The performances are electrifying, especially by Hurt whose ability to convey emotion beneath make up that resembles giant tree mushrooms and a mouth like a shark attack is astonishing. He won Best Actor at the BAFTAs in 1980, but missed out at the Oscars to Robert De Niro’s Jake La Motta in Raging Bull. Hopkins is in his Richard Burton phase, intense, smouldering and highly effective, while Freddie Jones, as Merrick’s brutal “owner”, is manipulative and cunning.
First impressions that this is a conventional costume drama are misplaced. The photography (Freddie Francis) captures the louring architecture of East London with the same passion for detail as the freaks themselves. Lynch uses fades rather than jump cuts in the style of early silent films and his sense of period is like his understanding of deformity, sympathetic and astute.
Merrick’s history, with its tragedies and triumphs, breaks the barrier between a life less ordinary and a horror comic.

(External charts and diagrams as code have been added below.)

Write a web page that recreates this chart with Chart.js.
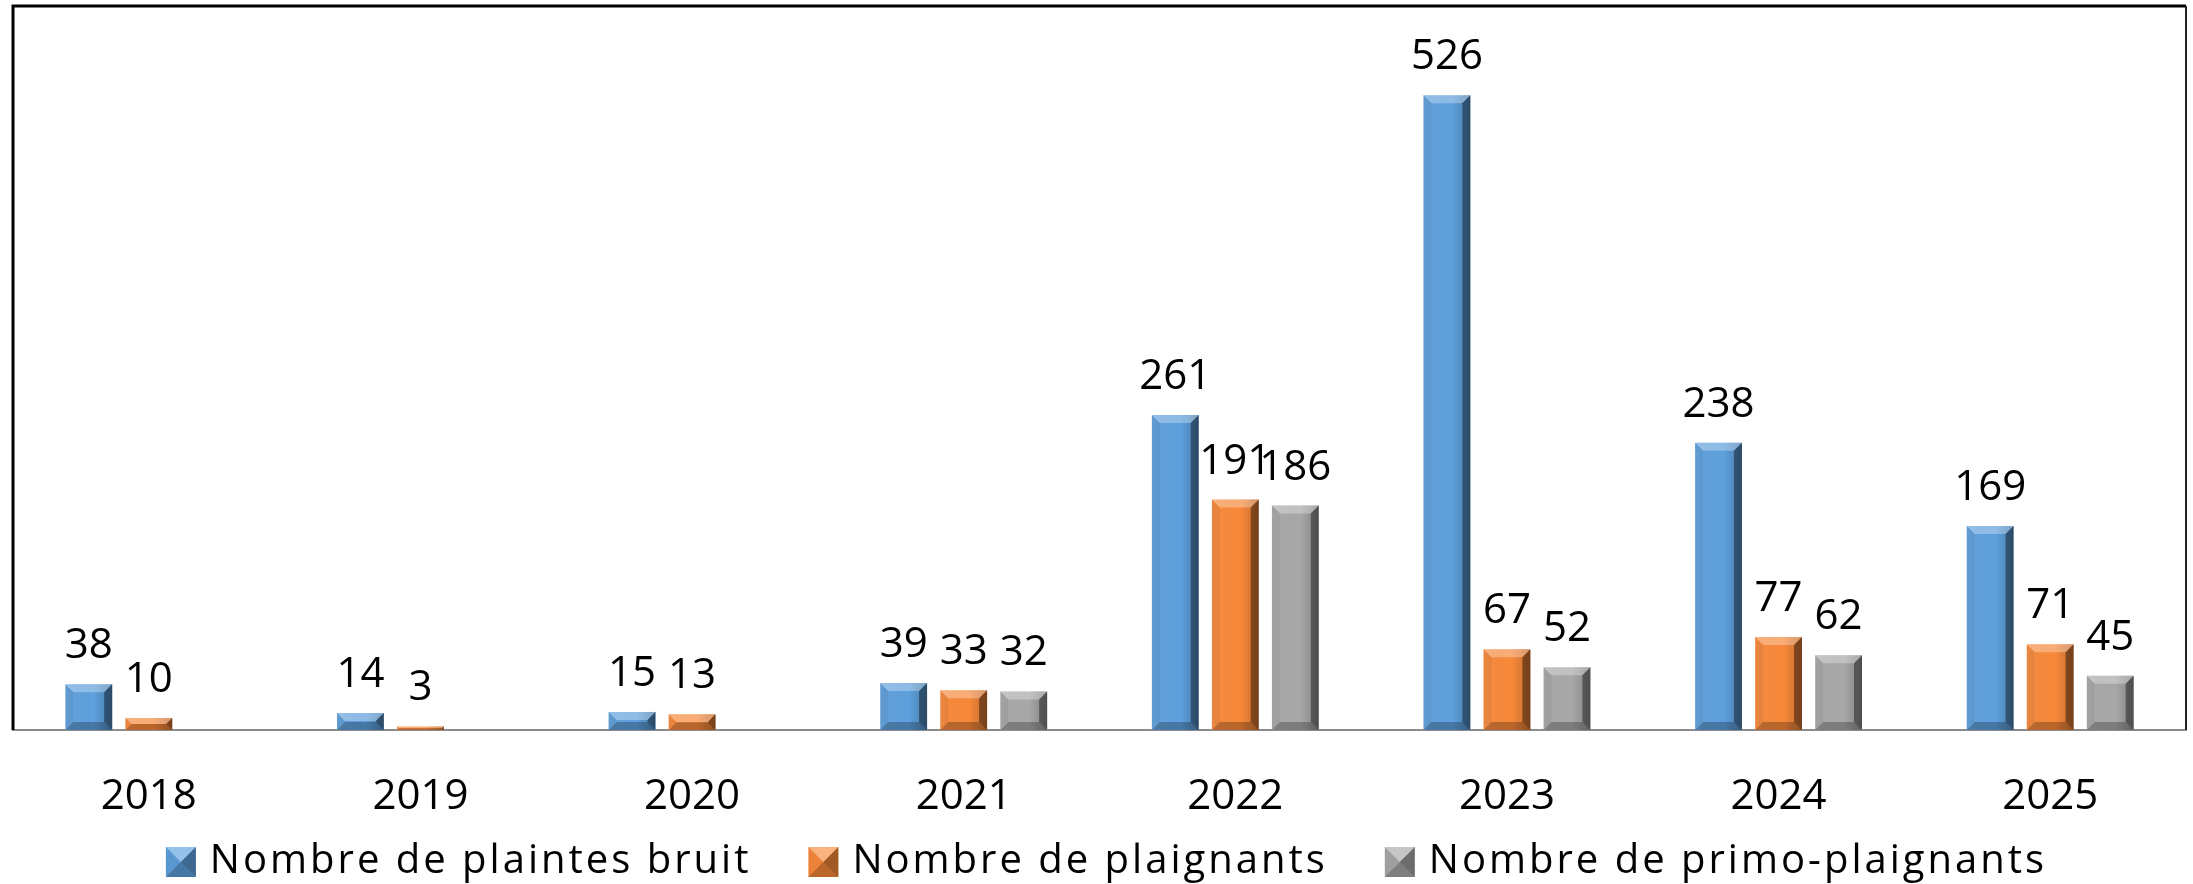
<!DOCTYPE html>
<html>
<head>
<meta charset="utf-8">
<title>Plaintes bruit</title>
<script src="https://cdn.jsdelivr.net/npm/chart.js@4.4.1/dist/chart.umd.min.js"></script>
<style>
  html, body { margin: 0; padding: 0; background: #fff; }
</style>
</head>
<body>
<canvas id="plaintesChart" width="2193" height="884"></canvas>
<script>
// Yearly figures
const years = ['2018', '2019', '2020', '2021', '2022', '2023', '2024', '2025'];
const plaintes = [38, 14, 15, 39, 261, 526, 238, 169];
const plaignants = [10, 3, 13, 33, 191, 67, 77, 71];
const primoPlaignants = [null, null, null, 32, 186, 52, 62, 45];

const seriesNames = ['Nombre de plaintes bruit', 'Nombre de plaignants', 'Nombre de primo-plaignants'];
const seriesColors = ['#5EA0DD', '#F8893A', '#A8A8A8'];

const FONT = 'Open Sans';

function fillPoly(ctx, pts, style) {
    ctx.beginPath();
    ctx.moveTo(pts[0][0], pts[0][1]);
    for (let i = 1; i < pts.length; i++) ctx.lineTo(pts[i][0], pts[i][1]);
    ctx.closePath();
    ctx.fillStyle = style;
    ctx.fill();
}

// pyramid-shaped square used as legend key
function drawKey(ctx, x, y, size, color) {
    const m = size / 2;
    ctx.save();
    ctx.translate(x, y);
    ctx.fillStyle = color;
    ctx.fillRect(0, 0, size, size);
    fillPoly(ctx, [[0, 0], [size, 0], [m, m]], 'rgba(255,255,255,0.35)');
    fillPoly(ctx, [[0, 0], [m, m], [0, size]], 'rgba(0,0,0,0.05)');
    fillPoly(ctx, [[size, 0], [size, size], [m, m]], 'rgba(0,0,0,0.35)');
    fillPoly(ctx, [[0, size], [size, size], [m, m]], 'rgba(0,0,0,0.25)');
    ctx.restore();
}

// bevelled look on each bar
const bevelBars = {
    id: 'bevelBars',
    afterDatasetsDraw(chart) {
        const ctx = chart.ctx;
        ctx.save();
        chart.data.datasets.forEach((ds, i) => {
            const meta = chart.getDatasetMeta(i);
            meta.data.forEach((bar, j) => {
                if (ds.data[j] == null) return;
                const p = bar.getProps(['x', 'y', 'base', 'width'], true);
                const l = p.x - p.width / 2, r = p.x + p.width / 2, t = p.y, b = p.base;
                const e = Math.min(8, (b - t) / 2, p.width / 2);

                const grad = ctx.createLinearGradient(l, 0, r, 0);
                grad.addColorStop(0, 'rgba(255,255,255,0.06)');
                grad.addColorStop(0.6, 'rgba(0,0,0,0)');
                grad.addColorStop(1, 'rgba(0,0,0,0.22)');
                ctx.fillStyle = grad;
                ctx.fillRect(l, t, r - l, b - t);

                fillPoly(ctx, [[l, t], [r, t], [r - e, t + e], [l + e, t + e]], 'rgba(255,255,255,0.3)');
                fillPoly(ctx, [[l, t], [l + e, t + e], [l + e, b - e], [l, b]], 'rgba(0,0,0,0.06)');
                fillPoly(ctx, [[r, t], [r, b], [r - e, b - e], [r - e, t + e]], 'rgba(0,0,0,0.4)');
                fillPoly(ctx, [[l, b], [r, b], [r - e, b - e], [l + e, b - e]], 'rgba(0,0,0,0.25)');
            });
        });
        ctx.restore();
    }
};

// value above each bar
const valueLabels = {
    id: 'valueLabels',
    afterDatasetsDraw(chart) {
        const ctx = chart.ctx;
        ctx.save();
        ctx.font = '42px "' + FONT + '"';
        ctx.fillStyle = '#000';
        ctx.textAlign = 'center';
        ctx.textBaseline = 'alphabetic';
        chart.data.datasets.forEach((ds, i) => {
            const meta = chart.getDatasetMeta(i);
            meta.data.forEach((bar, j) => {
                if (ds.data[j] == null) return;
                ctx.fillText(String(ds.data[j]), bar.x, bar.y - 26);
            });
        });
        ctx.restore();
    }
};

// black frame round the plot
const plotFrame = {
    id: 'plotFrame',
    afterDraw(chart) {
        const a = chart.chartArea;
        const ctx = chart.ctx;
        ctx.save();
        ctx.strokeStyle = '#000';
        ctx.lineWidth = 3;
        ctx.beginPath();
        ctx.moveTo(a.left, a.bottom);
        ctx.lineTo(a.left, a.top);
        ctx.lineTo(a.right, a.top);
        ctx.stroke();
        ctx.lineWidth = 2;
        ctx.strokeStyle = '#222';
        ctx.beginPath();
        ctx.moveTo(a.right, a.top);
        ctx.lineTo(a.right, a.bottom);
        ctx.stroke();
        ctx.restore();
    }
};

// single-row legend under the axis labels
const KEY_SIZE = 30, KEY_GAP = 14, ITEM_GAP = 57;
const legendRow = {
    id: 'legendRow',
    afterDraw(chart) {
        const ctx = chart.ctx;
        ctx.save();
        ctx.font = '40px "' + FONT + '"';
        ctx.letterSpacing = '3px';
        ctx.textBaseline = 'middle';
        ctx.textAlign = 'left';
        ctx.fillStyle = '#000';
        const names = chart.data.datasets.map(ds => ds.label);
        const widths = names.map(n => ctx.measureText(n).width);
        const total = widths.reduce((s, w) => s + KEY_SIZE + KEY_GAP + w, 0) + ITEM_GAP * (names.length - 1);
        let x = (chart.width - total) / 2 + 10;
        const y = chart.height - 22;
        names.forEach((name, i) => {
            drawKey(ctx, x, y - KEY_SIZE / 2, KEY_SIZE, chart.data.datasets[i].backgroundColor);
            x += KEY_SIZE + KEY_GAP;
            ctx.fillStyle = '#000';
            ctx.fillText(name, x, y);
            x += widths[i] + ITEM_GAP;
        });
        ctx.restore();
    }
};

const ctx = document.getElementById('plaintesChart').getContext('2d');
const plaintesChart = new Chart(ctx, {
    type: 'bar',
    data: {
        labels: years,
        datasets: [
            { label: seriesNames[0], data: plaintes, backgroundColor: seriesColors[0] },
            { label: seriesNames[1], data: plaignants, backgroundColor: seriesColors[1] },
            { label: seriesNames[2], data: primoPlaignants, backgroundColor: seriesColors[2] }
        ]
    },
    options: {
        responsive: false,
        animation: false,
        devicePixelRatio: 1,
        layout: { padding: { top: 6, left: 13, right: 7, bottom: 62 } },
        datasets: {
            bar: { categoryPercentage: 0.663, barPercentage: 0.78 }
        },
        scales: {
            x: {
                grid: { display: false, drawTicks: false },
                border: { display: true, color: '#8c8c8c', width: 2 },
                ticks: {
                    color: '#000',
                    padding: 42,
                    maxRotation: 0,
                    font: { family: FONT, size: 42 }
                },
                afterFit(scale) { scale.height = 92; }
            },
            y: {
                display: false,
                min: 0,
                max: 600
            }
        },
        plugins: {
            tooltip: { enabled: false },
            legend: { display: false }
        }
    },
    plugins: [bevelBars, valueLabels, plotFrame, legendRow]
});
</script>
</body>
</html>
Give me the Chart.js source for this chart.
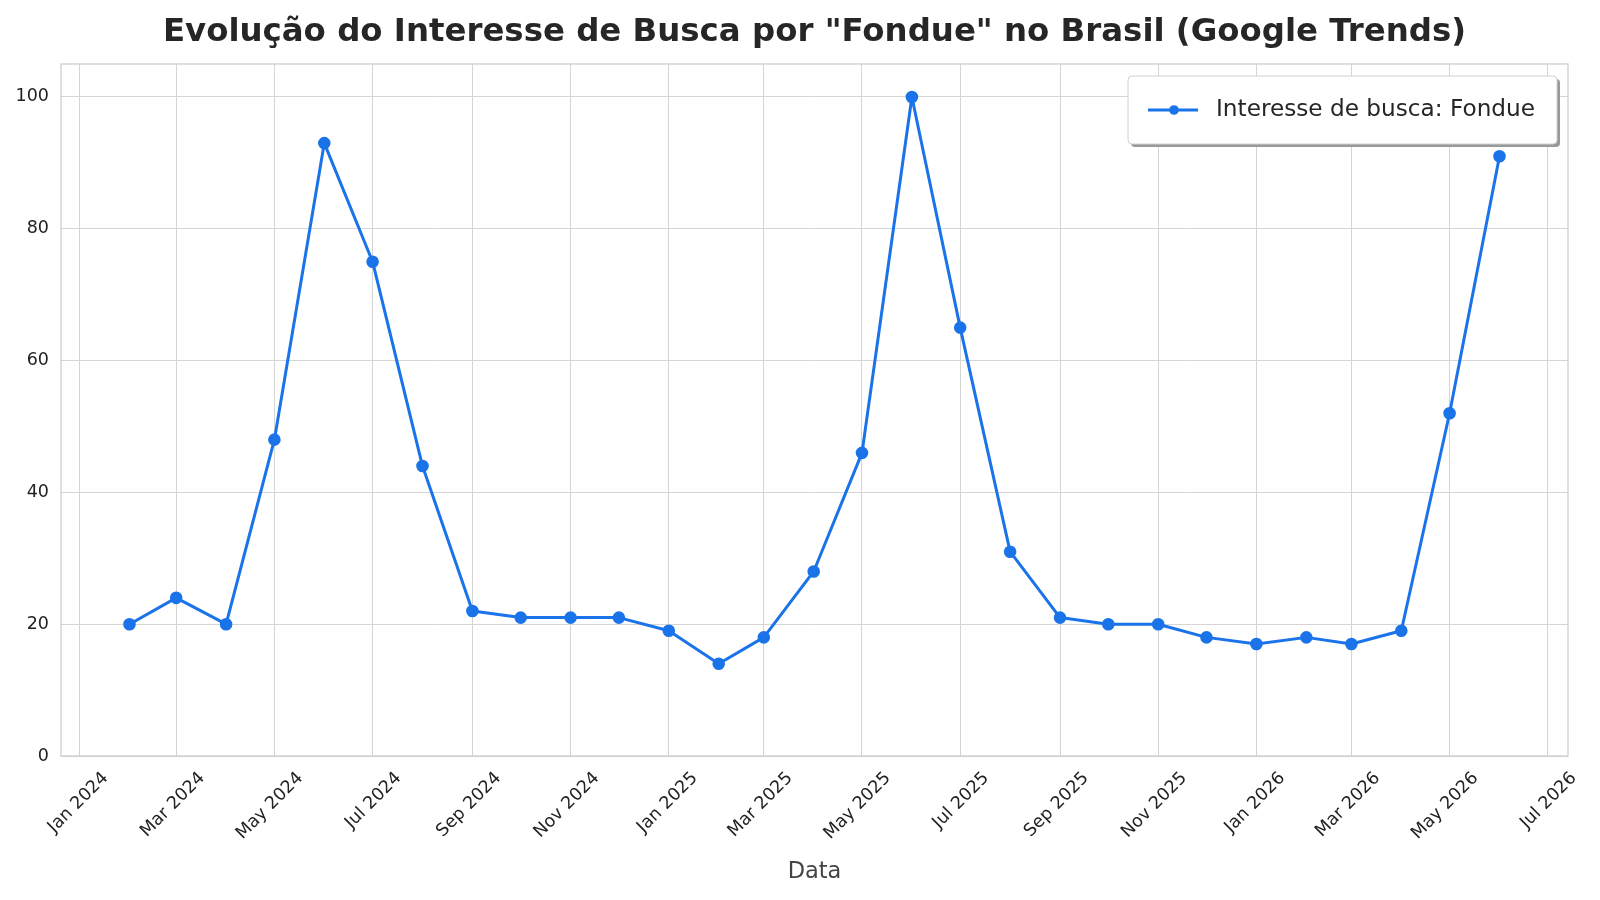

Sentimentality is soured in the brutality of working class mores, while the interest conveyed by the kindness of strangers is tinged with privilege.
Ugliness, Lynch implies, is a cheap thrill. Look beyond, look beneath, to the soul of the man. That is where the heart breaks. “I am a human being,” cries Merrick, trapped by a baying crowd in the fetid filth of a public convenience. Love is as fragile as a photograph. Lynch never lets go, as Merrick never forgets the image of his beautiful mother.